What does it look like in the classroom?

Kinaesthetic learners process more effectively using tactile learning techniques – and may become bored easily in a ‘traditional’ classroom setting and need frequent ‘brain-breaks’ or movement time. They often enjoy being outside of the classroom, generally showing a love of outdoor learning, field trips and project work.

Kinaesthetic learners may prefer subjects such as art, music and P.E., where physicality is a fundamental part of the subject. They may also be well suited to science, their learning preferences lending themselves to the physicality of conducting experiments.

Children in early years can enjoy kinaesthetic teaching styles, with play, exploration and practical activities integral parts of nursery roles.

Activities and strategies for kinaesthetic learners

There is plenty of potential for ‘hands-on’ learning in all subjects across the curriculum. Even in traditionally writing-heavy subjects like English or History, we can incorporate kinaesthetic teaching techniques by setting activities that enable learning through doing, like role playing or debating. School trips are great for this, giving students opportunities to immerse themselves in history. Exploring local areas together can provide children with a rich learning experience and can solidify historical knowledge.

Similarly, in Maths, using real representations such as using play money, younger students will have something physical to learn with, helping them understand concepts. Incorporating this into real-life scenarios, like designing and budgeting for a bake sale is a great way to enable hands-on learning whilst still developing the core knowledge of the students. Handing out mini-whiteboards or magnetic numbers to show answers is another great practical learning technique.

For Science, the online and in-person Great Science Share for Schools is ideal for supporting kinaesthetic learners, providing a huge list of tactile resources and ways to take part.

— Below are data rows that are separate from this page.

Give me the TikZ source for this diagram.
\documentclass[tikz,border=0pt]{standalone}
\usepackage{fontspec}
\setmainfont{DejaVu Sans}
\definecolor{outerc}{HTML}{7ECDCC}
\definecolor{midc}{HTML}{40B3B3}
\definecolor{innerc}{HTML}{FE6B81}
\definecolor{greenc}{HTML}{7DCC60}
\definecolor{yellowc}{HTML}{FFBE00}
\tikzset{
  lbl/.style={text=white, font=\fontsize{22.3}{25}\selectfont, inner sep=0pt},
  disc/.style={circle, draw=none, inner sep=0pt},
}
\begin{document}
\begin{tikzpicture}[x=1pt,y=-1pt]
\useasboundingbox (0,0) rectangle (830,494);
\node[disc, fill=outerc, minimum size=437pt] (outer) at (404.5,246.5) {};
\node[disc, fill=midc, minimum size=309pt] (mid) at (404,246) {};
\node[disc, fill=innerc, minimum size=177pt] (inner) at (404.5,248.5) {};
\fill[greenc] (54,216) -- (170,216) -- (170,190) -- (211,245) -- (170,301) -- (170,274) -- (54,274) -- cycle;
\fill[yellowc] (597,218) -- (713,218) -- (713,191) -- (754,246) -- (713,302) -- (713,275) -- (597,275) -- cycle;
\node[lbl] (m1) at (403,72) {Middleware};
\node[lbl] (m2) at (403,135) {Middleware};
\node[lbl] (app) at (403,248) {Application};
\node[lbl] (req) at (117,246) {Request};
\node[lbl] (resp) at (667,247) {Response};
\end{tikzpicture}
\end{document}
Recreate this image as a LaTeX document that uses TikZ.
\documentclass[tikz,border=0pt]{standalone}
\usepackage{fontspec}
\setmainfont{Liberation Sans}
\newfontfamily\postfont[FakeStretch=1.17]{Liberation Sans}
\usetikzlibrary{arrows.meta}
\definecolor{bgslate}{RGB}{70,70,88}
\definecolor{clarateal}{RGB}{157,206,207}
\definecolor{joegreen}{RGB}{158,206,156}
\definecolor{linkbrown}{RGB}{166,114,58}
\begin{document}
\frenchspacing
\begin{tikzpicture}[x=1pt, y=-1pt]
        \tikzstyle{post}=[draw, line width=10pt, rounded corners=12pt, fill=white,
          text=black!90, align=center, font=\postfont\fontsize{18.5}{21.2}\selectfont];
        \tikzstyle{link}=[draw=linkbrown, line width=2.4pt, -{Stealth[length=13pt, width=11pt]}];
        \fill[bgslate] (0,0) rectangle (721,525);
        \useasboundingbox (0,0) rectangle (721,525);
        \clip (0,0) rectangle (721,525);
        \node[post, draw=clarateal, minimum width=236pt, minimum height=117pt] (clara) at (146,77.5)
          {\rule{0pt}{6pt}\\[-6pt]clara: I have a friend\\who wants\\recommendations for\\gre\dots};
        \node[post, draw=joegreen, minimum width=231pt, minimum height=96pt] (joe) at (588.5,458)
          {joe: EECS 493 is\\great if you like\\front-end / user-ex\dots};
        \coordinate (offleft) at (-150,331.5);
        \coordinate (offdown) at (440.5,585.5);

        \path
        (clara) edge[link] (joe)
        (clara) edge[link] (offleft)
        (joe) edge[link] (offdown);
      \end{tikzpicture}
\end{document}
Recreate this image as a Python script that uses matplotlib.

Five-minute kinaesthetic time-outs within lessons can be really helpful for learning, and these can include:

  • Yoga
  • Dance routines
  • Energisers, such as star jumps or dancing to a favourite track

The benefits of kinaesthetic learning

Kinaesthetic approaches in teaching has many benefits. Firstly, it enables effective self-regulation, as it can help children work independently and require less assistance. Additionally, practical learning and project-based work develops creative thinking in formative years, which in turn boosts cognitive development.

Understanding learning styles is key to successful classroom learning, and using this information can enable students to achieve their full potential.